▶ **SET PROBLEM**
Check every line below for the word "this" and copy the ones that have it.

▶ **DATASET ENTRIES**
:::::
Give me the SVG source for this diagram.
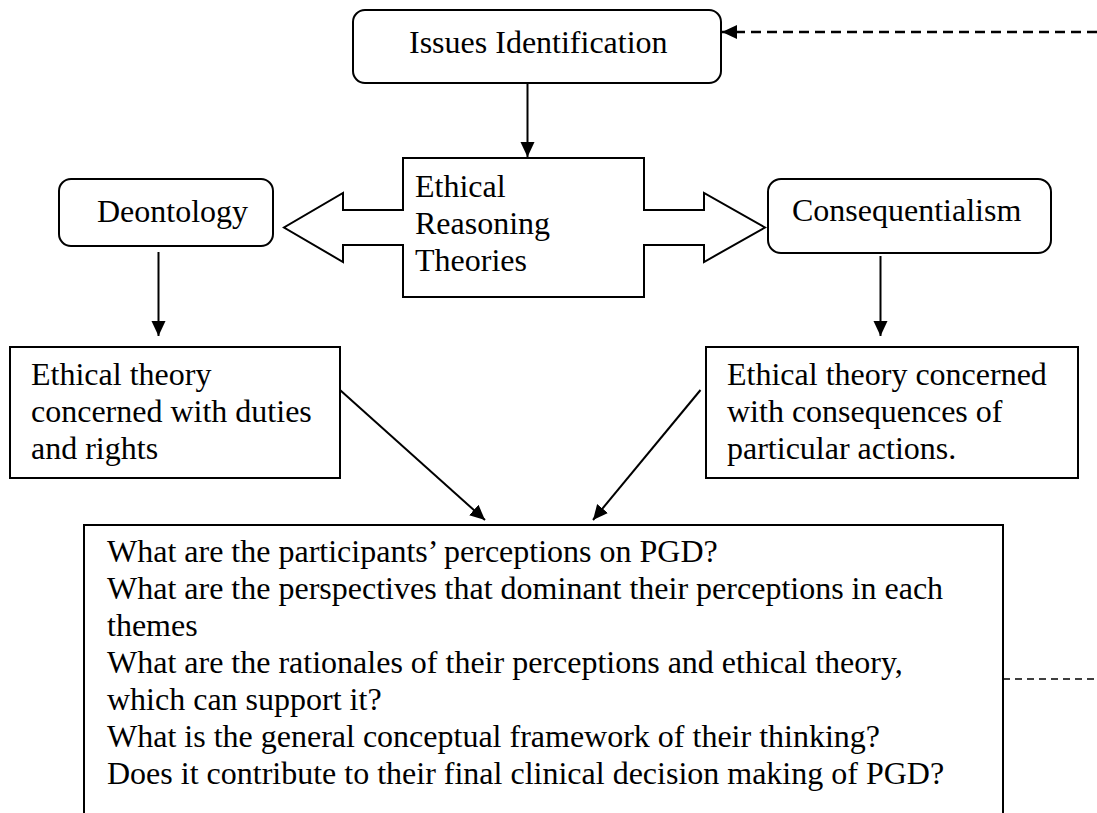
<svg xmlns="http://www.w3.org/2000/svg" width="1097" height="813" viewBox="0 0 1097 813">
  <style>
    .box { fill: #ffffff; stroke: #000000; stroke-width: 2; }
    .txt { font-family: "Liberation Serif", "Times New Roman", serif; font-size: 32px; fill: #000000; }
    .link { stroke: #000000; stroke-width: 2; fill: none; }
    .dash { stroke: #000000; stroke-width: 2.4; stroke-dasharray: 10 6; fill: none; }
    .dash-thin { stroke: #000000; stroke-width: 1.3; stroke-dasharray: 7 5; fill: none; }
  </style>
  <defs>
    <marker id="head" viewBox="0 0 16 16" markerUnits="userSpaceOnUse" markerWidth="16" markerHeight="16" refX="15" refY="8" orient="auto">
      <path d="M0,1 L15,8 L0,15 Z" fill="#000000"/>
    </marker>
  </defs>

  <rect width="1097" height="813" fill="#ffffff"/>

  <!-- connectors -->
  <g id="connectors">
    <line class="dash" x1="1097" y1="32" x2="722" y2="32" marker-end="url(#head)"/>
    <line class="link" x1="527.5" y1="83" x2="527.5" y2="157" marker-end="url(#head)"/>
    <line class="link" x1="158.5" y1="252" x2="158.5" y2="336" marker-end="url(#head)"/>
    <line class="link" x1="880.5" y1="256" x2="880.5" y2="336" marker-end="url(#head)"/>
    <line class="link" x1="340" y1="390" x2="485" y2="520" marker-end="url(#head)"/>
    <line class="link" x1="700.5" y1="390" x2="593" y2="520" marker-end="url(#head)"/>
    <line class="dash-thin" x1="1003" y1="679" x2="1097" y2="679"/>
  </g>

  <!-- top node -->
  <g id="issues">
    <rect class="box" x="353" y="10" width="368" height="73" rx="12" ry="12"/>
    <text class="txt" x="409" y="53">Issues Identification</text>
  </g>

  <!-- central box with double block arrow -->
  <g id="ethical-reasoning">
    <path class="box" d="M403,158 H644 V210 H704 V193 L765,227.5 L704,262 V245 H644 V297 H403 V245 H343 V262 L284,227.5 L343,193 V210 H403 Z"/>
    <text class="txt" x="415" y="197">Ethical</text>
    <text class="txt" x="415" y="234">Reasoning</text>
    <text class="txt" x="415" y="271">Theories</text>
  </g>

  <g id="deontology">
    <rect class="box" x="59" y="179" width="214" height="67" rx="12" ry="12"/>
    <text class="txt" x="97" y="222">Deontology</text>
  </g>

  <g id="consequentialism">
    <rect class="box" x="768" y="179" width="283" height="74" rx="13" ry="13"/>
    <text class="txt" x="792" y="221">Consequentialism</text>
  </g>

  <g id="deontology-desc">
    <rect class="box" x="10" y="347" width="330" height="131"/>
    <text class="txt" x="31" y="385">Ethical theory</text>
    <text class="txt" x="31" y="422">concerned with duties</text>
    <text class="txt" x="31" y="459">and rights</text>
  </g>

  <g id="consequentialism-desc">
    <rect class="box" x="706" y="347" width="372" height="131"/>
    <text class="txt" x="727" y="385">Ethical theory concerned</text>
    <text class="txt" x="727" y="422">with consequences of</text>
    <text class="txt" x="727" y="459">particular actions.</text>
  </g>

  <g id="questions">
    <rect class="box" x="84" y="525" width="919" height="320"/>
    <text class="txt" x="107" y="562">What are the participants’ perceptions on PGD?</text>
    <text class="txt" x="107" y="599">What are the perspectives that dominant their perceptions in each</text>
    <text class="txt" x="107" y="636">themes</text>
    <text class="txt" x="107" y="673">What are the rationales of their perceptions and ethical theory,</text>
    <text class="txt" x="107" y="710">which can support it?</text>
    <text class="txt" x="107" y="747">What is the general conceptual framework of their thinking?</text>
    <text class="txt" x="107" y="784">Does it contribute to their final clinical decision making of PGD?</text>
  </g>
</svg>
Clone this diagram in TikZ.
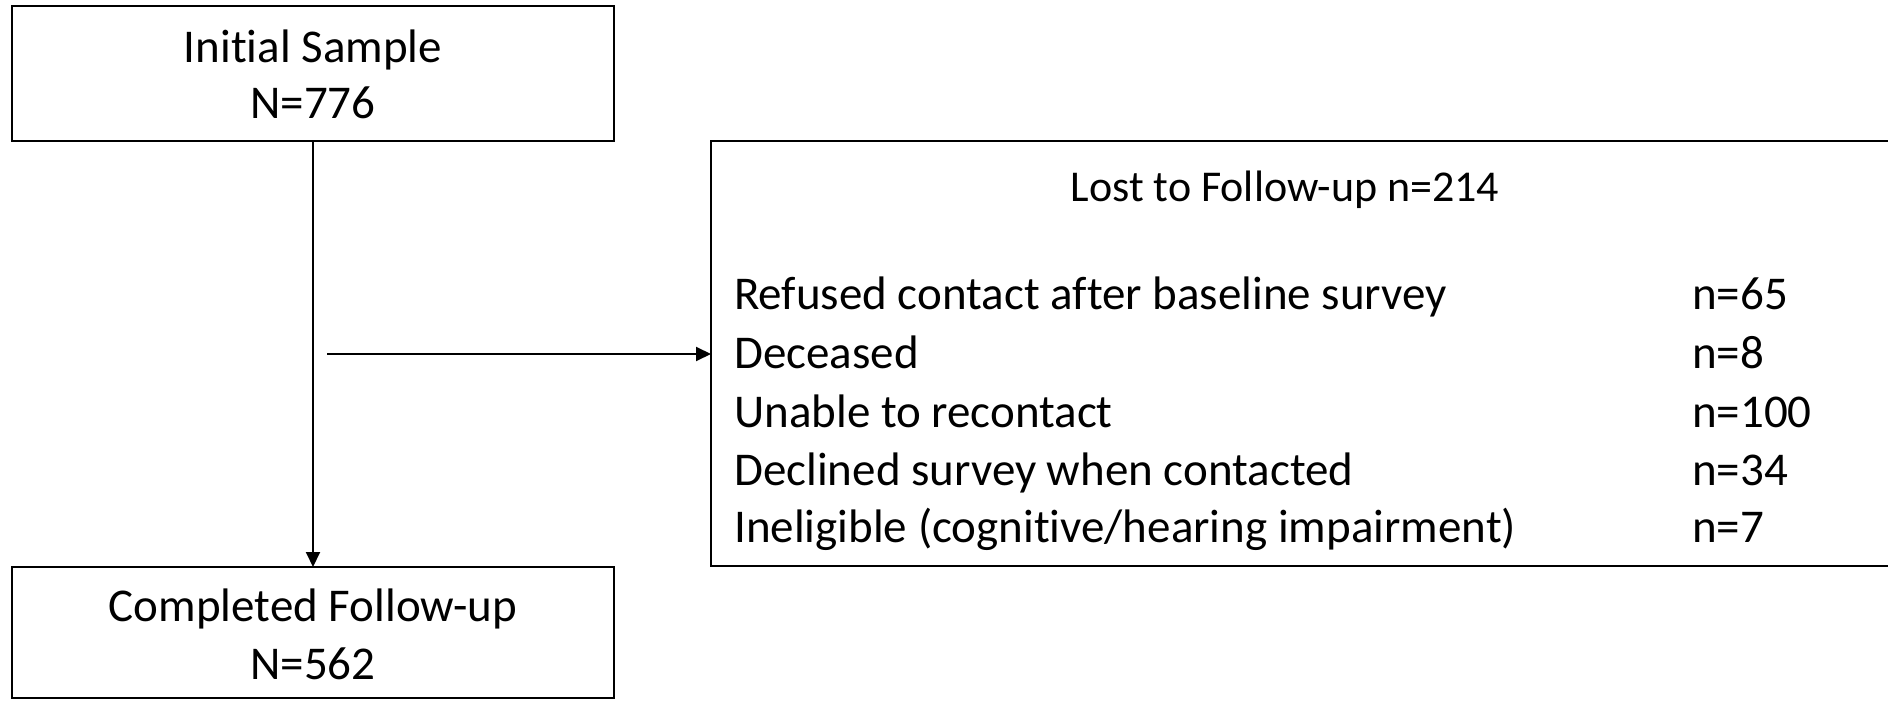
\documentclass[tikz,border=0pt]{standalone}
\usepackage{fontspec}
\setmainfont{Carlito}[Ligatures=NoCommon]
\usetikzlibrary{arrows.meta}
\begin{document}
\begin{tikzpicture}[x=1pt,y=-1pt,
  box/.style={draw=black,line width=2pt,inner sep=0pt,outer sep=0pt},
  txt/.style={inner sep=0pt,font=\fontsize{47}{57}\selectfont},
  ttl/.style={inner sep=0pt,font=\fontsize{44}{54}\selectfont},
  arr/.style={line width=2pt,-{Triangle[length=15pt,width=14pt]}}]
\useasboundingbox (0,0) rectangle (1888,703);
\begin{scope}
\clip (0,0) rectangle (1888,703);
\node[box,minimum width=1190pt,minimum height=425pt] (lost) at (1306,353.5) {};
\end{scope}
\node[box,minimum width=602pt,minimum height=135pt] (init) at (313,73.5) {};
\node[box,minimum width=602pt,minimum height=131pt] (comp) at (313,632.5) {};
\node[txt] (t1) at (313,50) {Initial Sample};
\node[txt] (t2) at (313,103) {N=776};
\node[txt] (t3) at (313,609) {Completed Follow-up};
\node[txt] (t4) at (313,664) {N=562};
\node[ttl] (lt) at (1285,190) {Lost to Follow-up n=214};
\node[txt,anchor=base west] (a1) at (734,310) {Refused contact after baseline survey};
\node[txt,anchor=base west] (a2) at (734,368) {Deceased};
\node[txt,anchor=base west] (a3) at (734,427) {Unable to recontact};
\node[txt,anchor=base west] (a4) at (734,485) {Declined survey when contacted};
\node[txt,anchor=base west] (a5) at (734,542) {Ineligible (cognitive/hearing impairment)};
\node[txt,anchor=base west] (b1) at (1692,310) {n=65};
\node[txt,anchor=base west] (b2) at (1692,368) {n=8};
\node[txt,anchor=base west] (b3) at (1692,427) {n=100};
\node[txt,anchor=base west] (b4) at (1692,485) {n=34};
\node[txt,anchor=base west] (b5) at (1692,542) {n=7};
\coordinate (hs) at (327,354);
\draw[arr] (init.south) -- (comp.north);
\draw[arr] (hs) -- (hs -| lost.west);
\end{tikzpicture}
\end{document}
:::::
▶ **OUTPUT OF THE EXERCISE**
Give me the SVG source for this diagram.
Clone this diagram in TikZ.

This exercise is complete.